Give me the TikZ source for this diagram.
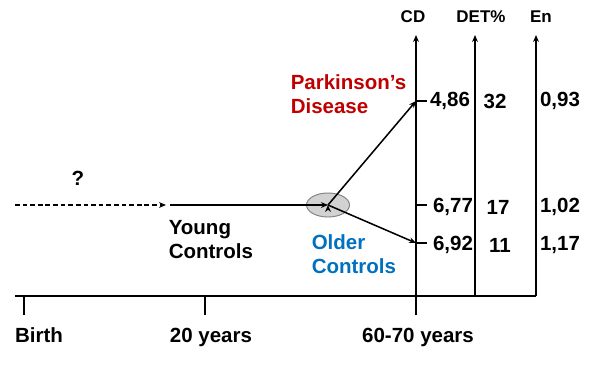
\documentclass[tikz,border=0pt]{standalone}
\usepackage{fontspec}
\setmainfont{Liberation Sans}
\usetikzlibrary{positioning,shapes,arrows.meta}
\definecolor{pdred}{RGB}{192,0,0}
\definecolor{ocblue}{RGB}{0,112,192}

\begin{document}
\begin{tikzpicture}[x=0.03cm,y=-0.03cm,line width=1.3pt,
  big/.style={font=\bfseries\fontsize{17.5}{20.5}\selectfont,inner sep=0pt},
  head/.style={font=\bfseries\fontsize{14.5}{17}\selectfont,inner sep=0pt},
  group/.style={big,align=left,anchor=west},
  val/.style={big},
  tip/.style={-{Stealth[length=6pt,width=5pt]}},
  hub node/.style={ellipse,draw=gray,line width=0.8pt,fill=gray!35,minimum width=1.29cm,minimum height=0.72cm}]
\useasboundingbox (0,0) rectangle (599,364);

% time line
\coordinate (t0) at (15,296);
\coordinate (t1) at (536,296);
\coordinate (b0) at (24,296);
\coordinate (b1) at (24,315);
\coordinate (y0) at (205,296);
\coordinate (y1) at (205,315);
\draw (t0) -- (t1);
\draw (b0) -- (b1);
\draw (y0) -- (y1);
\node[big] (birth) at (39,335) {Birth};
\node[big] (twenty) at (211,337) {20 years};
\node[big] (old) at (418,337) {60-70 years};

% axes
\coordinate (cd0) at (416,315);
\coordinate (cd1) at (416,35);
\coordinate (det0) at (475,296);
\coordinate (det1) at (475,35);
\coordinate (en0) at (536,296);
\coordinate (en1) at (536,35);
\draw[tip] (cd0) -- (cd1);
\draw[tip] (det0) -- (det1);
\draw[tip] (en0) -- (en1);
\node[head] (cd) at (413,17) {CD};
\node[head] (det) at (481,17) {DET\%};
\node[head] (en) at (541,17) {En};

% ticks on CD
\coordinate (k1) at (416,101);
\coordinate (k1e) at (427,101);
\coordinate (k2) at (416,205);
\coordinate (k2e) at (427,205);
\coordinate (k3) at (416,243);
\coordinate (k3e) at (427,243);
\draw (k1) -- (k1e);
\draw (k2) -- (k2e);
\draw (k3) -- (k3e);

% values
\node[val] (v1) at (450,101) {4,86};
\node[val] (v2) at (495,101) {32};
\node[val] (v3) at (560,101) {0,93};
\node[val] (v4) at (453,207) {6,77};
\node[val] (v5) at (498,207) {17};
\node[val] (v6) at (560,207) {1,02};
\node[val] (v7) at (453,245) {6,92};
\node[val] (v8) at (500,245) {11};
\node[val] (v9) at (560,245) {1,17};

% groups
\node[hub node] (hub) at (328,205) {};
\coordinate (d0) at (15,205);
\coordinate (d1) at (166,205);
\coordinate (s0) at (170,205);
\node[big] (q) at (78,178) {?};
\node[group] (young) at (168,240) {Young\\Controls};
\node[group,text=pdred] (pd) at (290,94) {Parkinson’s\\Disease};
\node[group,text=ocblue] (oc) at (311,254) {Older\\Controls};

\draw[tip,dash pattern=on 4pt off 2.5pt] (d0) -- (d1);
\path[draw,tip]
(s0) edge (hub.center)
(hub.center) edge (k1)
edge (k3)
;
\end{tikzpicture}
\end{document}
----
▶ Exercise directions: The material above holds pictures; copy everything else in it exactly.

▶ Solution to this exercise:
Give me the TikZ source for this diagram.
\documentclass[tikz,border=0pt]{standalone}
\usepackage{fontspec}
\setmainfont{Liberation Sans}
\usetikzlibrary{positioning,shapes,arrows.meta}
\definecolor{pdred}{RGB}{192,0,0}
\definecolor{ocblue}{RGB}{0,112,192}

\begin{document}
\begin{tikzpicture}[x=0.03cm,y=-0.03cm,line width=1.3pt,
  big/.style={font=\bfseries\fontsize{17.5}{20.5}\selectfont,inner sep=0pt},
  head/.style={font=\bfseries\fontsize{14.5}{17}\selectfont,inner sep=0pt},
  group/.style={big,align=left,anchor=west},
  val/.style={big},
  tip/.style={-{Stealth[length=6pt,width=5pt]}},
  hub node/.style={ellipse,draw=gray,line width=0.8pt,fill=gray!35,minimum width=1.29cm,minimum height=0.72cm}]
\useasboundingbox (0,0) rectangle (599,364);

% time line
\coordinate (t0) at (15,296);
\coordinate (t1) at (536,296);
\coordinate (b0) at (24,296);
\coordinate (b1) at (24,315);
\coordinate (y0) at (205,296);
\coordinate (y1) at (205,315);
\draw (t0) -- (t1);
\draw (b0) -- (b1);
\draw (y0) -- (y1);
\node[big] (birth) at (39,335) {Birth};
\node[big] (twenty) at (211,337) {20 years};
\node[big] (old) at (418,337) {60-70 years};

% axes
\coordinate (cd0) at (416,315);
\coordinate (cd1) at (416,35);
\coordinate (det0) at (475,296);
\coordinate (det1) at (475,35);
\coordinate (en0) at (536,296);
\coordinate (en1) at (536,35);
\draw[tip] (cd0) -- (cd1);
\draw[tip] (det0) -- (det1);
\draw[tip] (en0) -- (en1);
\node[head] (cd) at (413,17) {CD};
\node[head] (det) at (481,17) {DET\%};
\node[head] (en) at (541,17) {En};

% ticks on CD
\coordinate (k1) at (416,101);
\coordinate (k1e) at (427,101);
\coordinate (k2) at (416,205);
\coordinate (k2e) at (427,205);
\coordinate (k3) at (416,243);
\coordinate (k3e) at (427,243);
\draw (k1) -- (k1e);
\draw (k2) -- (k2e);
\draw (k3) -- (k3e);

% values
\node[val] (v1) at (450,101) {4,86};
\node[val] (v2) at (495,101) {32};
\node[val] (v3) at (560,101) {0,93};
\node[val] (v4) at (453,207) {6,77};
\node[val] (v5) at (498,207) {17};
\node[val] (v6) at (560,207) {1,02};
\node[val] (v7) at (453,245) {6,92};
\node[val] (v8) at (500,245) {11};
\node[val] (v9) at (560,245) {1,17};

% groups
\node[hub node] (hub) at (328,205) {};
\coordinate (d0) at (15,205);
\coordinate (d1) at (166,205);
\coordinate (s0) at (170,205);
\node[big] (q) at (78,178) {?};
\node[group] (young) at (168,240) {Young\\Controls};
\node[group,text=pdred] (pd) at (290,94) {Parkinson’s\\Disease};
\node[group,text=ocblue] (oc) at (311,254) {Older\\Controls};

\draw[tip,dash pattern=on 4pt off 2.5pt] (d0) -- (d1);
\path[draw,tip]
(s0) edge (hub.center)
(hub.center) edge (k1)
edge (k3)
;
\end{tikzpicture}
\end{document}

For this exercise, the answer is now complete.